* _Entries with chart source code_:
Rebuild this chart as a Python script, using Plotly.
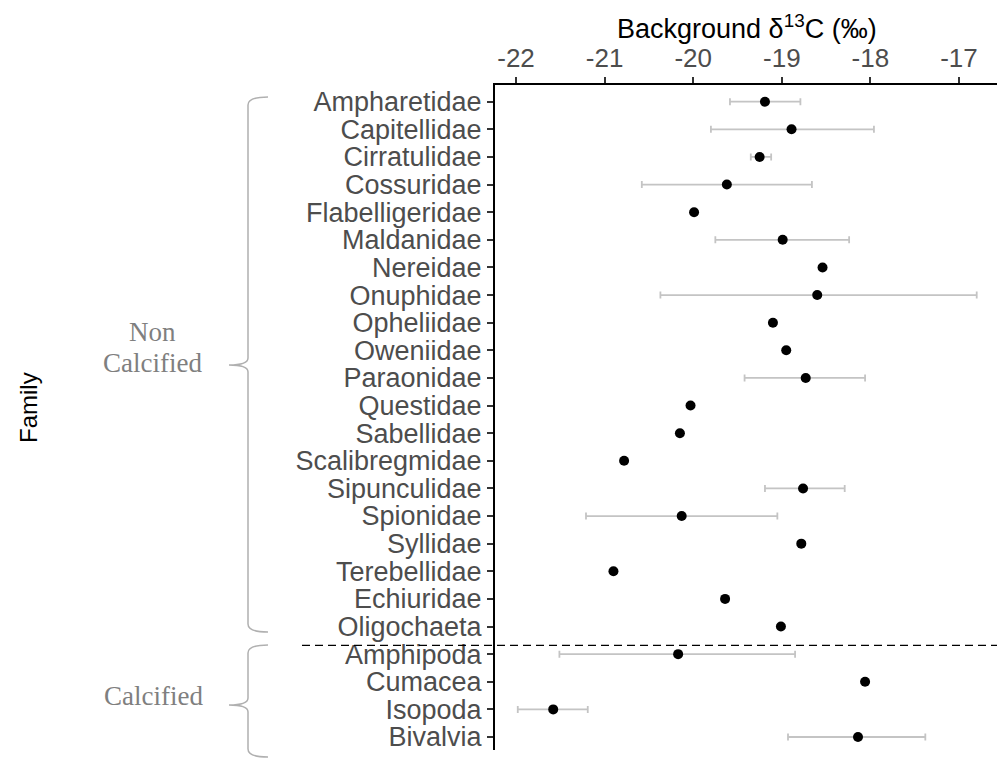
import plotly.graph_objects as go

# ---------------- data ----------------
families = ["Ampharetidae", "Capitellidae", "Cirratulidae", "Cossuridae", "Flabelligeridae",
            "Maldanidae", "Nereidae", "Onuphidae", "Opheliidae", "Oweniidae", "Paraonidae",
            "Questidae", "Sabellidae", "Scalibregmidae", "Sipunculidae", "Spionidae",
            "Syllidae", "Terebellidae", "Echiuridae", "Oligochaeta", "Amphipoda",
            "Cumacea", "Isopoda", "Bivalvia"]
mean_d13c = [-19.19, -18.89, -19.25, -19.62, -19.99, -18.99, -18.54, -18.60, -19.10, -18.95,
             -18.73, -20.03, -20.15, -20.78, -18.76, -20.13, -18.78, -20.90, -19.64, -19.01,
             -20.17, -18.06, -21.58, -18.14]
lower_d13c = [-19.585, -19.80, -19.35, -20.58, None, -19.75, None, -20.37, None, None,
              -19.42, None, None, None, -19.19, -21.21, None, None, None, None,
              -21.51, None, -21.98, -18.93]
upper_d13c = [-18.79, -17.96, -19.12, -18.66, None, -18.24, None, -16.80, None, None,
              -18.06, None, None, None, -18.29, -19.05, None, None, None, None,
              -18.85, None, -21.19, -17.38]
x_tickvals = [-22, -21, -20, -19, -18, -17]
x_ticktext = ["-22", "-21", "-20", "-19", "-18", "-17"]
x_range = [-22.237, -16.571]
y_range = [23.47, -0.605]
group_split = 19.68  # position of dashed separator (category units)

# ---------------- layout geometry ----------------
W, H = 997, 761
ML, MR, MT, MB = 495, 0, 85, 11
PW, PH = W - ML - MR, H - MT - MB


def px(xp):
    return (xp - ML) / PW


def py(yp):
    return (H - MB - yp) / PH


fig = go.Figure()

# error bars (only rows that have them)
eb_y, eb_x, eb_plus, eb_minus = [], [], [], []
for f, m, lo, hi in zip(families, mean_d13c, lower_d13c, upper_d13c):
    if lo is not None:
        eb_y.append(f)
        eb_x.append(m)
        eb_plus.append(hi - m)
        eb_minus.append(m - lo)

fig.add_trace(go.Scatter(
    x=eb_x, y=eb_y, mode="markers",
    marker=dict(size=1, opacity=0),
    error_x=dict(type="data", symmetric=False, array=eb_plus, arrayminus=eb_minus,
                 color="#c4c4c4", thickness=1.8, width=3.5),
    hoverinfo="skip"))

fig.add_trace(go.Scatter(
    x=mean_d13c, y=families, mode="markers",
    marker=dict(size=10, color="black")))

font_sans = "Liberation Sans, Arial, sans-serif"
font_serif = "Liberation Serif, Times New Roman, serif"

fig.update_layout(
    width=W, height=H,
    margin=dict(l=ML, r=MR, t=MT, b=MB),
    paper_bgcolor="white", plot_bgcolor="white",
    showlegend=False,
    xaxis=dict(side="top", range=x_range, tickvals=x_tickvals, ticktext=x_ticktext,
               tickfont=dict(family=font_sans, size=26, color="#4d4d4d"),
               showline=True, linecolor="black", linewidth=2,
               ticks="outside", ticklen=6, tickwidth=1.5, tickcolor="#333333",
               showgrid=False, zeroline=False),
    yaxis=dict(type="category", categoryarray=families, range=y_range,
               tickmode="array", tickvals=families, ticktext=families,
               tickfont=dict(family=font_sans, size=27, color="#4d4d4d"),
               showline=True, linecolor="black", linewidth=2,
               ticks="outside", ticklen=6, tickwidth=1.5, tickcolor="#333333",
               showgrid=False, zeroline=False),
)

# dashed separator
fig.add_shape(type="line", xref="paper", yref="y",
              x0=px(302), x1=1, y0=group_split, y1=group_split,
              line=dict(color="black", width=1.2, dash="8px,5px"))


def brace(x, ytop, ymid, ybot, tip, hook):
    pts = [
        f"M {px(hook)},{py(ytop)}",
        f"Q {px(x)},{py(ytop)} {px(x)},{py(ytop + 8)}",
        f"L {px(x)},{py(ymid - 7)}",
        f"Q {px(x)},{py(ymid)} {px(tip)},{py(ymid)}",
        f"Q {px(x)},{py(ymid)} {px(x)},{py(ymid + 7)}",
        f"L {px(x)},{py(ybot - 8)}",
        f"Q {px(x)},{py(ybot)} {px(hook)},{py(ybot)}",
    ]
    return " ".join(pts)


for (yt, ym, yb) in [(97, 365, 632), (645, 705, 757)]:
    fig.add_shape(type="path", xref="paper", yref="paper",
                  path=brace(248, yt, ym, yb, 229, 268),
                  line=dict(color="#b0b0b0", width=1.5))

# titles / group labels
fig.add_annotation(xref="paper", yref="paper", x=px(747), y=py(27),
                   text="Background δ<sup>13</sup>C (‰)", showarrow=False,
                   font=dict(family=font_sans, size=27, color="black"),
                   xanchor="center", yanchor="middle")
fig.add_annotation(xref="paper", yref="paper", x=px(28), y=py(408),
                   text="Family", textangle=-90, showarrow=False,
                   font=dict(family=font_sans, size=24, color="black"),
                   xanchor="center", yanchor="middle")
fig.add_annotation(xref="paper", yref="paper", x=px(152), y=py(332),
                   text="Non", showarrow=False,
                   font=dict(family=font_serif, size=27, color="#7f7f7f"),
                   xanchor="center", yanchor="middle")
fig.add_annotation(xref="paper", yref="paper", x=px(152), y=py(363),
                   text="Calcified", showarrow=False,
                   font=dict(family=font_serif, size=27, color="#7f7f7f"),
                   xanchor="center", yanchor="middle")
fig.add_annotation(xref="paper", yref="paper", x=px(153), y=py(696),
                   text="Calcified", showarrow=False,
                   font=dict(family=font_serif, size=27, color="#7f7f7f"),
                   xanchor="center", yanchor="middle")

fig.write_html("out.html")
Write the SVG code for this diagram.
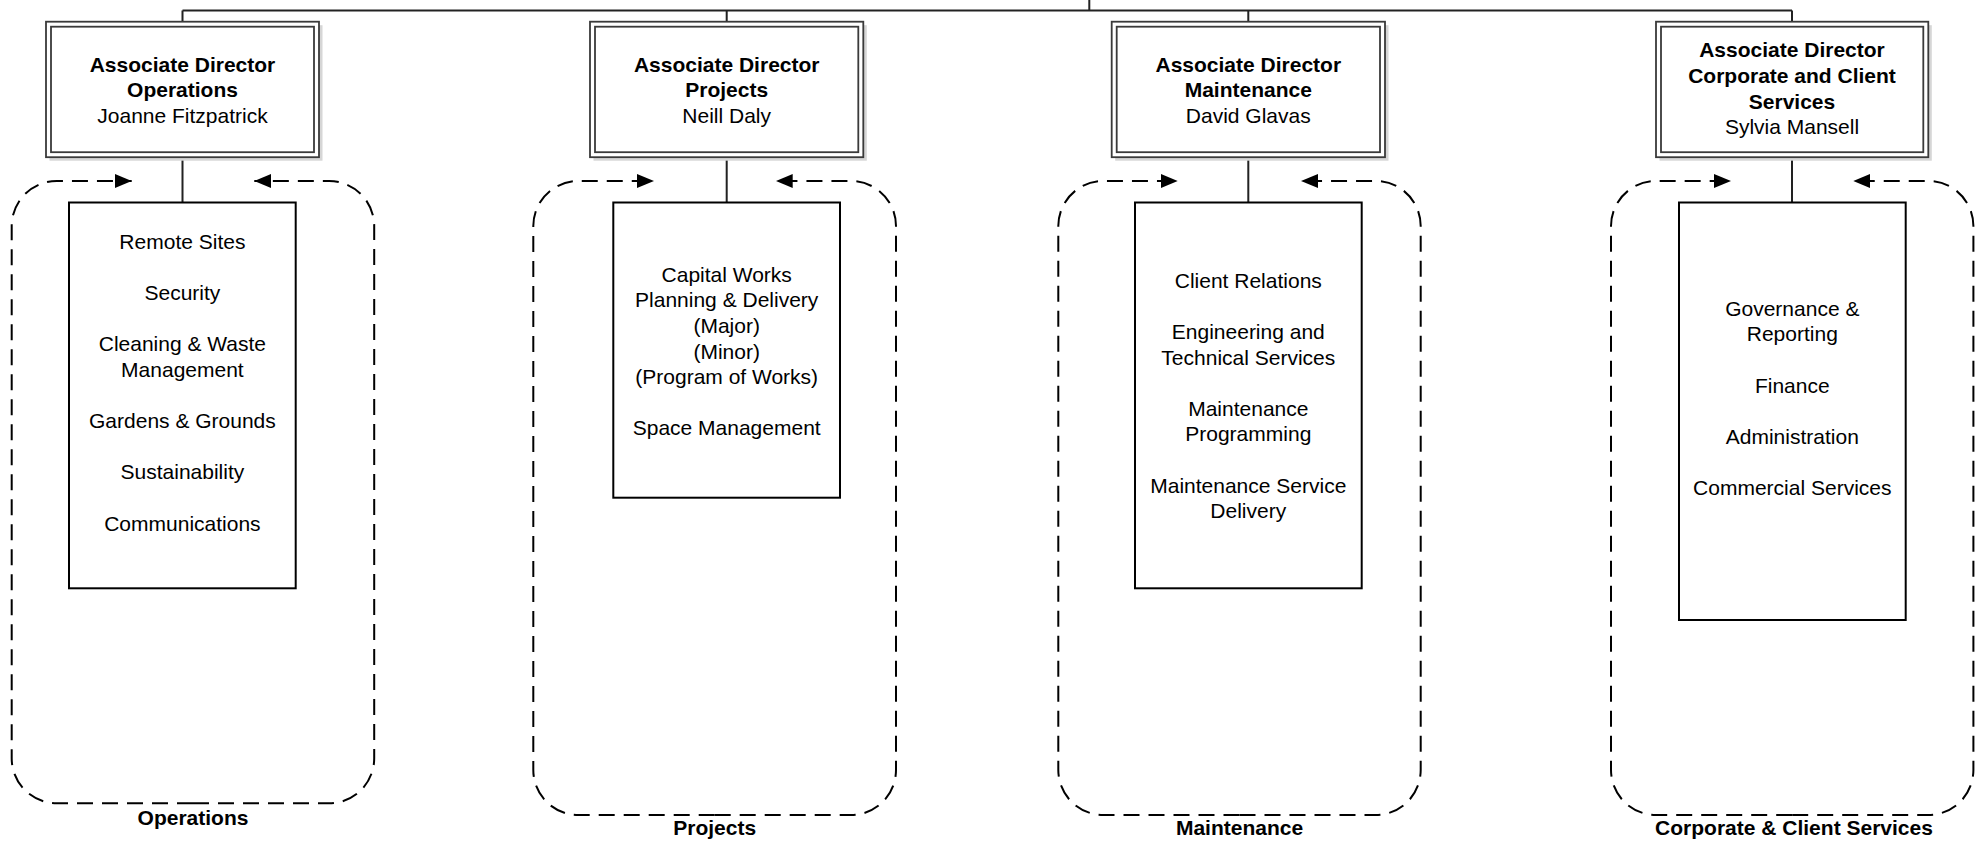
<svg xmlns="http://www.w3.org/2000/svg" width="1975" height="842" viewBox="0 0 1975 842">
<style>
text{font-family:"Liberation Sans",Arial,sans-serif;font-size:21px;fill:#000;text-anchor:middle}
.b{font-weight:bold}
.shadow{fill:#d6d6d6;stroke:none}
.outer{fill:#fff;stroke:#3a3a3a;stroke-width:1.8}
.inner{fill:none;stroke:#3a3a3a;stroke-width:1.8}
.sub{fill:#fff;stroke:#000;stroke-width:2}
.conn{fill:none;stroke:#222;stroke-width:2}
.dash{fill:none;stroke:#000;stroke-width:2;stroke-dasharray:16 9;marker-end:url(#arr)}
</style>
<defs>
<marker id="arr" viewBox="0 0 17 14" refX="17" refY="7" markerWidth="17" markerHeight="14" markerUnits="userSpaceOnUse" orient="auto">
<path d="M0,0 L17,7 L0,14 Z" fill="#000"/>
</marker>
</defs>
<rect width="1975" height="842" fill="#fff"/>

<g id="connectors">
<path class="conn" d="M182.5,10.5 H1792 M1089.3,0 V10.5 M182.5,10.5 V21.7 M726.7,10.5 V21.7 M1248.3,10.5 V21.7 M1792,10.5 V21.7"/>
<path class="conn" d="M182.5,157.2 V202.5 M726.7,157.2 V202.5 M1248.3,157.2 V202.5 M1792,157.2 V202.5"/>
<path class="dash" d="M193,803.3 H56.7 A45,45 0 0 1 11.7,758.3 V226 A45,45 0 0 1 56.7,181 H131.7"/>
<path class="dash" d="M193,803.3 H329.2 A45,45 0 0 0 374.2,758.3 V226 A45,45 0 0 0 329.2,181 H254.3"/>
<path class="dash" d="M714.7,815 H578.3 A45,45 0 0 1 533.3,770 V226 A45,45 0 0 1 578.3,181 H654"/>
<path class="dash" d="M714.7,815 H851 A45,45 0 0 0 896,770 V226 A45,45 0 0 0 851,181 H775.7"/>
<path class="dash" d="M1239.5,815 H1103.3 A45,45 0 0 1 1058.3,770 V226 A45,45 0 0 1 1103.3,181 H1177.7"/>
<path class="dash" d="M1239.5,815 H1375.7 A45,45 0 0 0 1420.7,770 V226 A45,45 0 0 0 1375.7,181 H1301"/>
<path class="dash" d="M1792.2,815 H1656 A45,45 0 0 1 1611,770 V226 A45,45 0 0 1 1656,181 H1731"/>
<path class="dash" d="M1792.2,815 H1928.4 A45,45 0 0 0 1973.4,770 V226 A45,45 0 0 0 1928.4,181 H1853.3"/>
</g>

<g id="ad-operations">
<rect class="shadow" x="49.5" y="25.2" width="273" height="135.5"/>
<rect class="outer" x="46" y="21.7" width="273" height="135.5"/>
<rect class="inner" x="51" y="26.7" width="263" height="125.5"/>
<text class="b" x="182.5" y="71.7">Associate Director</text>
<text class="b" x="182.5" y="97.3">Operations</text>
<text x="182.5" y="122.9">Joanne Fitzpatrick</text>
</g>

<g id="ad-projects">
<rect class="shadow" x="593.5" y="25.2" width="273.3" height="135.5"/>
<rect class="outer" x="590" y="21.7" width="273.3" height="135.5"/>
<rect class="inner" x="595" y="26.7" width="263.3" height="125.5"/>
<text class="b" x="726.7" y="71.7">Associate Director</text>
<text class="b" x="726.7" y="97.3">Projects</text>
<text x="726.7" y="122.9">Neill Daly</text>
</g>

<g id="ad-maintenance">
<rect class="shadow" x="1115.2" y="25.2" width="273.3" height="135.5"/>
<rect class="outer" x="1111.7" y="21.7" width="273.3" height="135.5"/>
<rect class="inner" x="1116.7" y="26.7" width="263.3" height="125.5"/>
<text class="b" x="1248.3" y="71.7">Associate Director</text>
<text class="b" x="1248.3" y="97.3">Maintenance</text>
<text x="1248.3" y="122.9">David Glavas</text>
</g>

<g id="ad-corporate">
<rect class="shadow" x="1659.5" y="25.2" width="272.3" height="135.5"/>
<rect class="outer" x="1656" y="21.7" width="272.3" height="135.5"/>
<rect class="inner" x="1661" y="26.7" width="262.3" height="125.5"/>
<text class="b" x="1792" y="57.3">Associate Director</text>
<text class="b" x="1792" y="82.9">Corporate and Client</text>
<text class="b" x="1792" y="108.5">Services</text>
<text x="1792" y="134.1">Sylvia Mansell</text>
</g>

<g id="sub-operations">
<rect class="sub" x="69" y="202.5" width="226.7" height="385.8"/>
<text x="182.4" y="249">Remote Sites</text>
<text x="182.4" y="300.2">Security</text>
<text x="182.4" y="351.4">Cleaning &amp; Waste</text>
<text x="182.4" y="377">Management</text>
<text x="182.4" y="428.2">Gardens &amp; Grounds</text>
<text x="182.4" y="479.4">Sustainability</text>
<text x="182.4" y="530.6">Communications</text>
</g>

<g id="sub-projects">
<rect class="sub" x="613.3" y="202.5" width="226.7" height="295.2"/>
<text x="726.7" y="281.7">Capital Works</text>
<text x="726.7" y="307.3">Planning &amp; Delivery</text>
<text x="726.7" y="332.9">(Major)</text>
<text x="726.7" y="358.5">(Minor)</text>
<text x="726.7" y="384.1">(Program of Works)</text>
<text x="726.7" y="435.3">Space Management</text>
</g>

<g id="sub-maintenance">
<rect class="sub" x="1135" y="202.5" width="226.7" height="385.8"/>
<text x="1248.3" y="287.7">Client Relations</text>
<text x="1248.3" y="338.9">Engineering and</text>
<text x="1248.3" y="364.5">Technical Services</text>
<text x="1248.3" y="415.7">Maintenance</text>
<text x="1248.3" y="441.3">Programming</text>
<text x="1248.3" y="492.5">Maintenance Service</text>
<text x="1248.3" y="518.1">Delivery</text>
</g>

<g id="sub-corporate">
<rect class="sub" x="1679" y="202.5" width="226.7" height="417.5"/>
<text x="1792.3" y="315.7">Governance &amp;</text>
<text x="1792.3" y="341.3">Reporting</text>
<text x="1792.3" y="392.5">Finance</text>
<text x="1792.3" y="443.7">Administration</text>
<text x="1792.3" y="494.9">Commercial Services</text>
</g>

<g id="labels">
<text class="b" x="193" y="825">Operations</text>
<text class="b" x="714.7" y="835">Projects</text>
<text class="b" x="1239.5" y="835">Maintenance</text>
<text class="b" x="1794" y="835">Corporate &amp; Client Services</text>
</g>
</svg>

* _TASK STATEMENT_: Repeat, word for word and with no pictures, only the lines running from the beginning of the data to the line that contains "import plotly.graph_objects as go".

* _RESULT_:
Rebuild this chart as a Python script, using Plotly.
import plotly.graph_objects as go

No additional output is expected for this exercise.